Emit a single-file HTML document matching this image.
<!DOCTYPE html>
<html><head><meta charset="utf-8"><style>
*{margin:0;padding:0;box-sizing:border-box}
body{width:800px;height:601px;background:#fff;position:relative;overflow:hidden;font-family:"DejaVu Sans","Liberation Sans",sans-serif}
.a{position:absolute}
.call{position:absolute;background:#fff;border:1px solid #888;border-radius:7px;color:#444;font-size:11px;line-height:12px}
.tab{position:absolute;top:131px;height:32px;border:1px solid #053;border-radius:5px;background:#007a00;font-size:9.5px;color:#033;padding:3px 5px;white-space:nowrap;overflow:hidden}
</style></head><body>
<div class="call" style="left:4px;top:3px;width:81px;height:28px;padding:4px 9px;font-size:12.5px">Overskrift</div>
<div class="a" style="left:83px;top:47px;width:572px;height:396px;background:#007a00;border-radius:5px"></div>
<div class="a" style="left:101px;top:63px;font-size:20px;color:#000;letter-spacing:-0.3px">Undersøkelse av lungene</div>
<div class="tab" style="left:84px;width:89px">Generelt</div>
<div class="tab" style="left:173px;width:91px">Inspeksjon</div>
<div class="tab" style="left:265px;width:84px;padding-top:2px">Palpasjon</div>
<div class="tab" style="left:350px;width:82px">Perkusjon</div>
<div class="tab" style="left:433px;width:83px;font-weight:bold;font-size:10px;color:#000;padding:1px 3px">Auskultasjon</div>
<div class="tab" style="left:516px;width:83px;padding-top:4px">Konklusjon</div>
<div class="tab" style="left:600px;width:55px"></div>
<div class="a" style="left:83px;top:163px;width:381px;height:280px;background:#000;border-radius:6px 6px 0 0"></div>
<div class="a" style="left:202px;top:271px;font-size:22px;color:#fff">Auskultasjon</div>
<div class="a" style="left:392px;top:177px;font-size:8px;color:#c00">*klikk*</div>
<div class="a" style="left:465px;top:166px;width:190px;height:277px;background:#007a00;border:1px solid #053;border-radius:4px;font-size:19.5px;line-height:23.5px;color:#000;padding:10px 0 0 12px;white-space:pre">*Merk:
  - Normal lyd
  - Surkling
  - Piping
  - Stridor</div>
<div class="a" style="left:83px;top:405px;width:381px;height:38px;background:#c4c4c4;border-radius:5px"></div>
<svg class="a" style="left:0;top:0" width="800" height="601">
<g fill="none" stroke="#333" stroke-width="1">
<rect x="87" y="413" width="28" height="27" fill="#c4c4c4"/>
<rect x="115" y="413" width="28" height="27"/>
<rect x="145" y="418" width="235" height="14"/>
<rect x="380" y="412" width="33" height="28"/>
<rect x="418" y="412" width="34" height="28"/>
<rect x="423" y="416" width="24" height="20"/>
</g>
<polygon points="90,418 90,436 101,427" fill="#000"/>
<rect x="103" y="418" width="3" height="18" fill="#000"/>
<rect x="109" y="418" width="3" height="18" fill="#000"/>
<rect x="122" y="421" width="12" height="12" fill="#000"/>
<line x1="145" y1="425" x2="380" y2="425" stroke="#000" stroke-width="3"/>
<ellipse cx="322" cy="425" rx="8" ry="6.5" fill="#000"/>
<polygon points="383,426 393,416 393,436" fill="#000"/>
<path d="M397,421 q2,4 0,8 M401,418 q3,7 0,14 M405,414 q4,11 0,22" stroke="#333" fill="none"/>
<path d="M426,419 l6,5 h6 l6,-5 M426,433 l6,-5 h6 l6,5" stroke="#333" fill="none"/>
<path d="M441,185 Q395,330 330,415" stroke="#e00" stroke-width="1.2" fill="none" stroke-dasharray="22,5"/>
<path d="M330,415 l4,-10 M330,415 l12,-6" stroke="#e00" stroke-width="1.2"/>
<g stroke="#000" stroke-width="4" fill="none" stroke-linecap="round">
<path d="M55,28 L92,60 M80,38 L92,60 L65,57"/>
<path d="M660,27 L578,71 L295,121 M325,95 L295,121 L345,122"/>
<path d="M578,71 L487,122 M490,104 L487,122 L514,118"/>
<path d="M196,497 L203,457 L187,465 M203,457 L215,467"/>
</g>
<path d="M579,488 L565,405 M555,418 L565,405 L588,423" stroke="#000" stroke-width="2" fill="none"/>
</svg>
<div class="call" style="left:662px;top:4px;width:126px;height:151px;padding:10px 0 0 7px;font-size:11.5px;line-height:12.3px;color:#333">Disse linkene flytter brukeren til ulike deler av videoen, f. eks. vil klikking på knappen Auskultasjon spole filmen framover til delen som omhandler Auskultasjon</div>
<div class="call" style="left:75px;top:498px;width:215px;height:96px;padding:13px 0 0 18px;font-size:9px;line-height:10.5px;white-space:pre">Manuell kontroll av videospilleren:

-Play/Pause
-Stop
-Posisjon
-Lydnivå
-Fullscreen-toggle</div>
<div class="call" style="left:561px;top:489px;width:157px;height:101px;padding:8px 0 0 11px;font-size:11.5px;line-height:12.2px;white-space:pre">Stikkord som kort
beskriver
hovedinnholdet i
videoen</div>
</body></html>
□ □ □ □
▸ **WHAT YOU WILL DO**
Set down the material above again, word for word.

▸ **FINISHED TASK**
Emit a single-file HTML document matching this image.
<!DOCTYPE html>
<html><head><meta charset="utf-8"><style>
*{margin:0;padding:0;box-sizing:border-box}
body{width:800px;height:601px;background:#fff;position:relative;overflow:hidden;font-family:"DejaVu Sans","Liberation Sans",sans-serif}
.a{position:absolute}
.call{position:absolute;background:#fff;border:1px solid #888;border-radius:7px;color:#444;font-size:11px;line-height:12px}
.tab{position:absolute;top:131px;height:32px;border:1px solid #053;border-radius:5px;background:#007a00;font-size:9.5px;color:#033;padding:3px 5px;white-space:nowrap;overflow:hidden}
</style></head><body>
<div class="call" style="left:4px;top:3px;width:81px;height:28px;padding:4px 9px;font-size:12.5px">Overskrift</div>
<div class="a" style="left:83px;top:47px;width:572px;height:396px;background:#007a00;border-radius:5px"></div>
<div class="a" style="left:101px;top:63px;font-size:20px;color:#000;letter-spacing:-0.3px">Undersøkelse av lungene</div>
<div class="tab" style="left:84px;width:89px">Generelt</div>
<div class="tab" style="left:173px;width:91px">Inspeksjon</div>
<div class="tab" style="left:265px;width:84px;padding-top:2px">Palpasjon</div>
<div class="tab" style="left:350px;width:82px">Perkusjon</div>
<div class="tab" style="left:433px;width:83px;font-weight:bold;font-size:10px;color:#000;padding:1px 3px">Auskultasjon</div>
<div class="tab" style="left:516px;width:83px;padding-top:4px">Konklusjon</div>
<div class="tab" style="left:600px;width:55px"></div>
<div class="a" style="left:83px;top:163px;width:381px;height:280px;background:#000;border-radius:6px 6px 0 0"></div>
<div class="a" style="left:202px;top:271px;font-size:22px;color:#fff">Auskultasjon</div>
<div class="a" style="left:392px;top:177px;font-size:8px;color:#c00">*klikk*</div>
<div class="a" style="left:465px;top:166px;width:190px;height:277px;background:#007a00;border:1px solid #053;border-radius:4px;font-size:19.5px;line-height:23.5px;color:#000;padding:10px 0 0 12px;white-space:pre">*Merk:
  - Normal lyd
  - Surkling
  - Piping
  - Stridor</div>
<div class="a" style="left:83px;top:405px;width:381px;height:38px;background:#c4c4c4;border-radius:5px"></div>
<svg class="a" style="left:0;top:0" width="800" height="601">
<g fill="none" stroke="#333" stroke-width="1">
<rect x="87" y="413" width="28" height="27" fill="#c4c4c4"/>
<rect x="115" y="413" width="28" height="27"/>
<rect x="145" y="418" width="235" height="14"/>
<rect x="380" y="412" width="33" height="28"/>
<rect x="418" y="412" width="34" height="28"/>
<rect x="423" y="416" width="24" height="20"/>
</g>
<polygon points="90,418 90,436 101,427" fill="#000"/>
<rect x="103" y="418" width="3" height="18" fill="#000"/>
<rect x="109" y="418" width="3" height="18" fill="#000"/>
<rect x="122" y="421" width="12" height="12" fill="#000"/>
<line x1="145" y1="425" x2="380" y2="425" stroke="#000" stroke-width="3"/>
<ellipse cx="322" cy="425" rx="8" ry="6.5" fill="#000"/>
<polygon points="383,426 393,416 393,436" fill="#000"/>
<path d="M397,421 q2,4 0,8 M401,418 q3,7 0,14 M405,414 q4,11 0,22" stroke="#333" fill="none"/>
<path d="M426,419 l6,5 h6 l6,-5 M426,433 l6,-5 h6 l6,5" stroke="#333" fill="none"/>
<path d="M441,185 Q395,330 330,415" stroke="#e00" stroke-width="1.2" fill="none" stroke-dasharray="22,5"/>
<path d="M330,415 l4,-10 M330,415 l12,-6" stroke="#e00" stroke-width="1.2"/>
<g stroke="#000" stroke-width="4" fill="none" stroke-linecap="round">
<path d="M55,28 L92,60 M80,38 L92,60 L65,57"/>
<path d="M660,27 L578,71 L295,121 M325,95 L295,121 L345,122"/>
<path d="M578,71 L487,122 M490,104 L487,122 L514,118"/>
<path d="M196,497 L203,457 L187,465 M203,457 L215,467"/>
</g>
<path d="M579,488 L565,405 M555,418 L565,405 L588,423" stroke="#000" stroke-width="2" fill="none"/>
</svg>
<div class="call" style="left:662px;top:4px;width:126px;height:151px;padding:10px 0 0 7px;font-size:11.5px;line-height:12.3px;color:#333">Disse linkene flytter brukeren til ulike deler av videoen, f. eks. vil klikking på knappen Auskultasjon spole filmen framover til delen som omhandler Auskultasjon</div>
<div class="call" style="left:75px;top:498px;width:215px;height:96px;padding:13px 0 0 18px;font-size:9px;line-height:10.5px;white-space:pre">Manuell kontroll av videospilleren:

-Play/Pause
-Stop
-Posisjon
-Lydnivå
-Fullscreen-toggle</div>
<div class="call" style="left:561px;top:489px;width:157px;height:101px;padding:8px 0 0 11px;font-size:11.5px;line-height:12.2px;white-space:pre">Stikkord som kort
beskriver
hovedinnholdet i
videoen</div>
</body></html>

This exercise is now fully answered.